8. Espécies de bem de família que devem existir
Já alertava, em 1972, que a espécie de bem de família tratada no Código Civil brasileiro, como nos Códigos Civis de legislações estrangeiras, fundada na instituição de uma coisa imóvel (modelo texano), com excesso de formalismos e com a inalienabilidade do bem, não tem, por si, qualquer subsistência, pois não resolve o sério problema, qual seja, o de descoberta de instituto, capaz de pôr a salvo o patrimônio familiar. Essa espécie de bem imóvel de família assenta suas bases na determinação, atualmente, dos cônjuges e dos que vivem em entidade familiar.
Propus, então, primeiramente, a criação de duas novas espécies de bem de família: uma voluntária móvel, a par da já existente (imóvel), e outra involuntária ou legal móvel e imóvel.

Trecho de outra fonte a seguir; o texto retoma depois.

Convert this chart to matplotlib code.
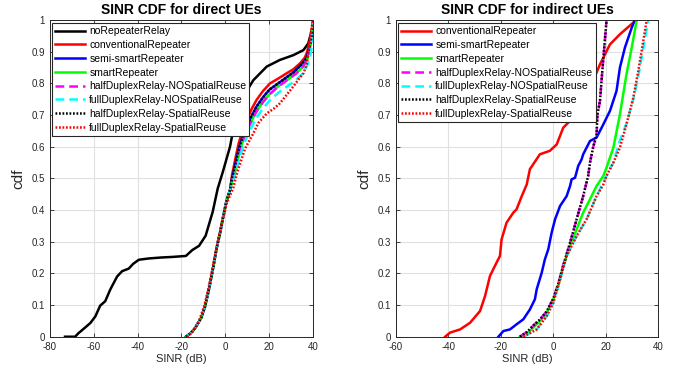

Em razão dessas novas espécies de bem de família, posso, agora, classificá-lo em duas grandes categorias:
a) voluntário, decorrente da vontade dos interessados, com instituição, nesse regime, de bem móvel ou imóvel; e
b) involuntário ou legal, que, por não depender da manifestação da vontade do instituidor resulta de estipulação legal, por norma de ordem pública, objetivando bem móvel ou imóvel.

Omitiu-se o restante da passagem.